KL Divergence vs. Cross-Entropy in Practice#
Conceptual Overview#
In probabilistic modeling and machine learning, the discrepancy between a true data distribution \(P\) and a model distribution \(Q\) is commonly formalized using Kullback--Leibler (KL) divergence.
However, in practical training pipelines, cross-entropy is almost always used instead.
This section explains the mathematical relationship between these two quantities and clarifies why cross-entropy is preferred in practice.
KL Divergence#
The KL divergence from \(P\) to \(Q\) is defined as:
\(\mathrm{KL}(P \| Q) = \sum_x p(x)\,\log\frac{p(x)}{q(x)}\)

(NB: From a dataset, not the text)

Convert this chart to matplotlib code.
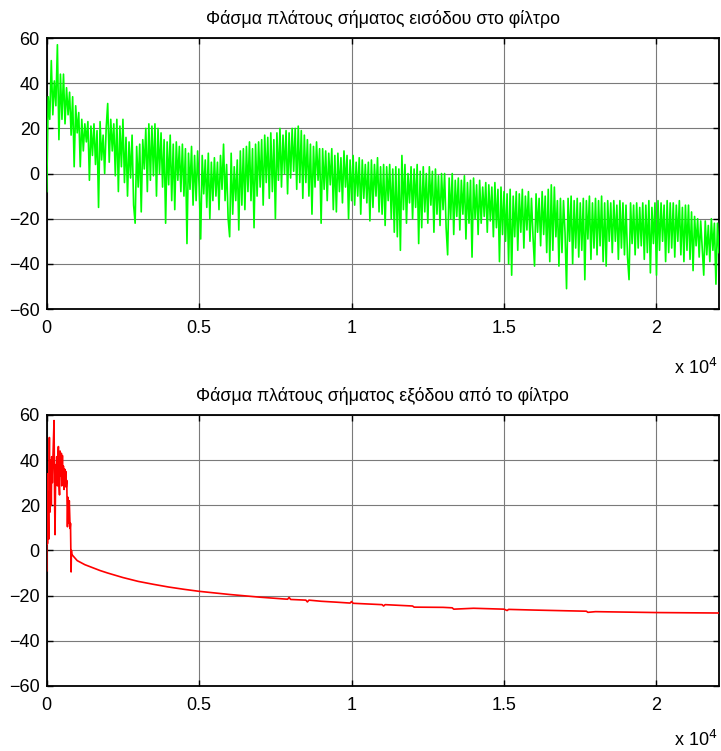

Key properties of KL divergence include:
\(\mathrm{KL}(P \| Q) \ge 0\)
\(\mathrm{KL}(P \| Q) = 0\) if and only if \(P = Q\)
It is not symmetric
Pointwise positive and negative deviations do not cancel out
Intuitively, KL divergence measures the expected extra information required when data generated from \(P\) is encoded using a model \(Q\).
Cross-Entropy#
The cross-entropy between distributions \(P\) and \(Q\) is defined as:
\(H(P, Q) = -\sum_x p(x)\,\log q(x)\)
Cross-entropy quantifies how well the model distribution \(Q\) assigns probability mass to outcomes that occur under the true distribution \(P\).
Fundamental Relationship#
KL divergence and cross-entropy are related through the identity:
\(\mathrm{KL}(P \| Q) = H(P, Q) - H(P)\)
where the entropy of the true distribution is: \(H(P) = -\sum_x p(x)\,\log p(x)\)
If \(P\) is fixed, then \(H(P)\) is constant with respect to \(Q\). Therefore, \(\arg\min_Q \mathrm{KL}(P \| Q) \;\equiv\; \arg\min_Q H(P, Q)\)
Thus, minimizing KL divergence is equivalent to minimizing cross-entropy.
Why Cross-Entropy Is Used in Practice#
The entropy \(H(P)\) is unknown. In real-world problems, the true distribution \(P\) is not accessible; only samples from it are available. As a result, \(H(P)\) cannot be computed.
Cross-entropy is directly estimable from data. Given samples \(\{x_i\}_{i=1}^N \sim P\), cross-entropy can be approximated as:
\(H(P, Q) \approx -\frac{1}{N}\sum_{i=1}^N \log q(x_i)\)
which is exactly the negative log-likelihood.
Efficient and stable optimization. Modern deep learning frameworks implement numerically stable versions of cross-entropy, leading to well-behaved gradients and reliable convergence.
Clear statistical interpretation. Minimizing cross-entropy is equivalent to maximum likelihood estimation, providing a strong statistical foundation.
Special Case: One-Hot Labels#
In classification tasks with one-hot encoded true labels, the entropy of the true distribution is: \(H(P) = 0\)
Consequently, \(\mathrm{KL}(P \| Q) = H(P, Q)\)
In this common setting, KL divergence and cross-entropy are numerically identical, although cross-entropy remains the preferred formulation.
Summary#
KL divergence is the fundamental information-theoretic measure of discrepancy between probability distributions.
Cross-entropy differs from KL divergence only by the constant \(H(P)\).
Since this constant is unknown and irrelevant for optimization, it is omitted in practice.
As a result, minimizing cross-entropy is equivalent to minimizing KL divergence, while remaining simpler, computable, and statistically interpretable.